Copiare non è reato
di Riccardo Rescio
È assolutamente vero un tempo era severamente vietato copiare, soprattutto a scuola, dove, almeno ai miei tempi, si rischiava persino una o più bacchettate sulle mani.
Tempi in cui si imparava a scrivere facendo le aste con un pennino che si intingeva nel calamaio, ben fermo nel suo alloggiamento in alto a destra del banco rigorosamente nero, come l’inchiostro.
Ma anche il comune senso etico/morale additava chi copiava come uno incapace di ideare e creare, ignorando completamente il principio secondo cui in natura “nulla si crea, nulla si distrugge, ma tutto si trasforma” come affermava Antoine Laurent Lavoisier nel 1770 e prima ancora Eraclito, nel 500 a.C., con “Panta Rei”, tutto scorre.
Poi un giorno scopriamo che a oriente, da millenni avevano ritenuto la capacità di copiare una importante valenza, elevandola ad una vera e propria Arte.
Con i viaggi, l’apertura dei mercati, la sempre maggiore conoscenza fra popoli e culture, abbiamo iniziato a prendere consapevolezza di quando sia importante vedere, osservare, capire, comprendere e copiare, per poter crescere e migliorare. Attenzione a non confondere però le lucciole per lanterne, a non banalmente e tendenziosamente travisare il concetto di fondo, copiare può essere Arte, imitare per contraffare è invece un reato grave.
Ci sono state nel tempo milioni di cose copiate, come altrettante teorie, concetti, esempi da seguire.
Da tempo immemore l’altrui vissuto ha contribuito a rendere possibile ciò che solo superficialmente abbiamo ritenuto irrealizzabile per noi, ma è sempre e solo la personale determinazione il propellente che muove il tutto, ma evidentemente non per tutti. La questione incomincia a divenire comica, ridicola a volte paradossale e spesso assurda, quando invece di osservare e imparare, copiare e migliorare, dalle altrui capacità, si ritengono tali capacità non degne di nota, convincendosi di possedere, per il ruolo o la posizione rivestita, le competenze necessarie, che in realtà non hanno.

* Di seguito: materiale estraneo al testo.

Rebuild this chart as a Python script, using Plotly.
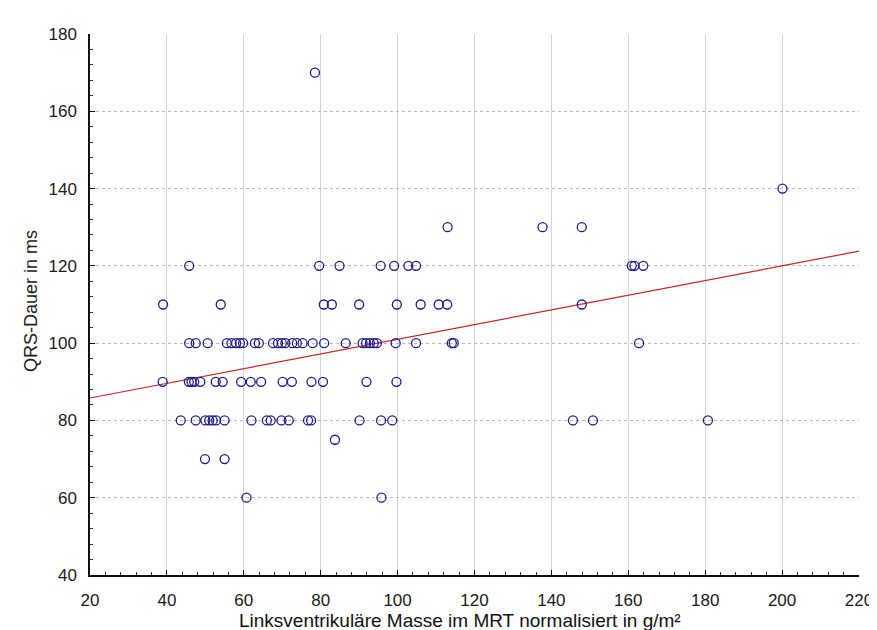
import plotly.graph_objects as go

# QRS duration (ms) levels and the LV mass values (g/m²) read at each level
x_170 = [78.5]
x_140 = [200.1]
x_130 = [113.0, 137.7, 147.9]
x_120 = [45.8, 79.6, 84.9, 95.6, 99.1, 102.8, 104.8, 160.9, 161.6, 163.9]
x_110 = [39.0, 54.0, 80.8, 82.9, 90.0, 99.8, 106.0, 110.7, 112.9, 147.9]
x_100 = [45.8, 47.5, 50.6, 55.6, 56.8, 58.0, 59.0, 59.8, 62.9, 63.9, 67.6, 68.9,
         69.9, 70.8, 72.6, 73.8, 75.3, 77.9, 80.9, 86.5, 90.9, 91.8, 92.8, 93.8,
         94.6, 99.5, 104.8, 114.1, 114.6, 162.8]
x_90 = [38.9, 45.7, 46.4, 47.1, 48.7, 52.7, 54.5, 59.3, 61.8, 64.5, 70.1, 72.5,
        77.6, 80.6, 91.9, 99.7]
x_80 = [43.6, 47.5, 50.0, 51.0, 51.9, 52.8, 55.0, 62.0, 66.0, 67.0, 69.8, 71.7,
        76.7, 77.5, 90.1, 95.7, 98.6, 145.6, 150.8, 180.7]
x_75 = [83.7]
x_70 = [49.9, 55.0]
x_60 = [60.7, 95.8]

levels = {170: x_170, 140: x_140, 130: x_130, 120: x_120, 110: x_110, 100: x_100,
          90: x_90, 80: x_80, 75: x_75, 70: x_70, 60: x_60}

lv_mass = []
qrs_duration = []
for q, xs in levels.items():
    lv_mass.extend(xs)
    qrs_duration.extend([q] * len(xs))

# regression line end points
fit_x = [20, 220]
fit_y = [85.8, 123.8]

x_ticks = [20, 40, 60, 80, 100, 120, 140, 160, 180, 200, 220]
y_ticks = [40, 60, 80, 100, 120, 140, 160, 180]

font_family = "Liberation Sans, Arial, sans-serif"

fig = go.Figure()
fig.add_trace(go.Scatter(
    x=fit_x, y=fit_y, mode="lines",
    line=dict(color="#c8262a", width=1.2),
    hoverinfo="skip", showlegend=False))
fig.add_trace(go.Scatter(
    x=lv_mass, y=qrs_duration, mode="markers",
    marker=dict(symbol="circle-open", size=9, color="#1c1c8e",
                line=dict(width=1.3, color="#1c1c8e")),
    showlegend=False))

fig.update_layout(
    width=877, height=630,
    margin=dict(l=82, r=16, t=26, b=63),
    paper_bgcolor="white", plot_bgcolor="white",
    font=dict(family=font_family, size=17, color="#1a1a1a"),
    showlegend=False,
    annotations=[
        dict(text="Linksventrikuläre Masse im MRT normalisiert in g/m²",
             xref="paper", yref="paper", x=0.481, y=-0.085,
             xanchor="center", yanchor="middle", showarrow=False,
             font=dict(size=19, color="#111111")),
        dict(text="QRS-Dauer in ms",
             xref="paper", yref="paper", x=-0.077, y=0.506,
             xanchor="center", yanchor="middle", showarrow=False,
             textangle=-90, font=dict(size=18, color="#222222")),
    ],
)

fig.update_xaxes(
    range=[20, 220], tickvals=x_ticks, ticktext=[str(v) for v in x_ticks],
    showline=True, linecolor="#111111", linewidth=1.5, mirror=False,
    ticks="inside", ticklen=5, tickcolor="#111111", tickwidth=1,
    minor=dict(dtick=4, tick0=20, ticks="inside", ticklen=3, tickcolor="#333333", showgrid=False),
    showgrid=True, gridcolor="#d4d4d4", gridwidth=1,
    zeroline=False, ticklabelstandoff=9,
    tickfont=dict(size=17, color="#1a1a1a"),
)
fig.update_yaxes(
    range=[40, 180], tickvals=y_ticks, ticktext=[str(v) for v in y_ticks],
    showline=True, linecolor="#111111", linewidth=1.5, mirror=False,
    ticks="inside", ticklen=5, tickcolor="#111111", tickwidth=1,
    minor=dict(dtick=4, tick0=40, ticks="inside", ticklen=3, tickcolor="#333333", showgrid=False),
    showgrid=True, gridcolor="#b8b8b8", gridwidth=1, griddash="dot",
    zeroline=False, ticklabelstandoff=8,
    tickfont=dict(size=17, color="#1a1a1a"),
)

fig.write_html("out.html")
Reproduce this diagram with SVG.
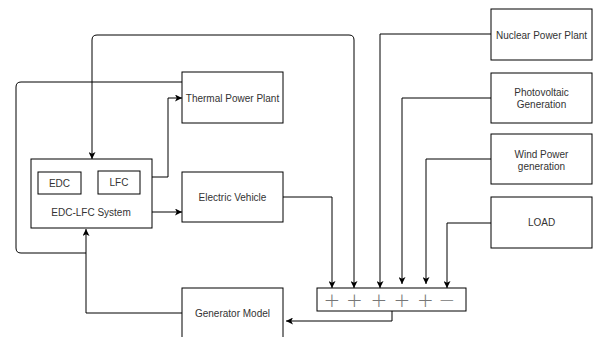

Perché i meriti, non si acquistano, non si ricevono per discendenza, tanto meno per appartenenza, i meriti si conquistano duramente giorno dopo giorno, studiando, osservando, mettendo in pratica trasformando al meglio l’acquisito.
Se solo prendessimo coscienza, che l’osservazione è il postulato inalienabile per le necessarie trasformazioni che costituiscono il presupposto su cui si basa l’evoluzione, la vita di tutti diverrebbe migliore.
L’arte, in tutte le sue variegate manifestazioni, la cultura, la produzione, la tecnologia, altro non sono che continue trasformazioni.
Se solo ci liberassimo della prosopopea che alberga nelle nostre menti nel sentirci creatori di qualcosa ed emulando i grandi ci comportassimo nel procedere come loro, prendendo ad esempio uno per tutti Michelangelo Buonarroti, che della trasformazione del pensiero e della materia ne aveva fatto postulato, faremmo un grande processo di crescita.
Michelangelo e i più grandi e famosi artisti, come tantissimi altri piccoli e sconosciuti, hanno tutti copiato e continuano a copiare, naturalmente imprimendo nelle loro opere il proprio personale sentire.
Se tutti noi ci limitassimo ad osservare con attenzione ciò che di buono e di bello c’è nella natura e nell’altrui pensato, detto o fatto, acquisendolo, facendolo nostro, adattandolo, eventualmente migliorandolo, al fine di poter gestire al meglio il contingente ordinario, quello straordinario e quello ancora prevedibile a venire, di tale fare ne potremmo godere tutti in modo più appagante.
Solo chi è provvisto di capacità di osservazione, di visione prospettica, di conoscenza, di consapevolezza degli strumenti e dei mezzi che il progresso mette a disposizione, unita alla capacità di usarli al meglio, darà un vero e profondo senso alla propria vita.
Tutti gli atri che rifiuteranno questo elementare processo stagneranno nel limbo della perenne immobilità, rallentando il processo evolutivo, che comunque, ignorandoli per la loro inconsistenza, continuerà nel suo percorso.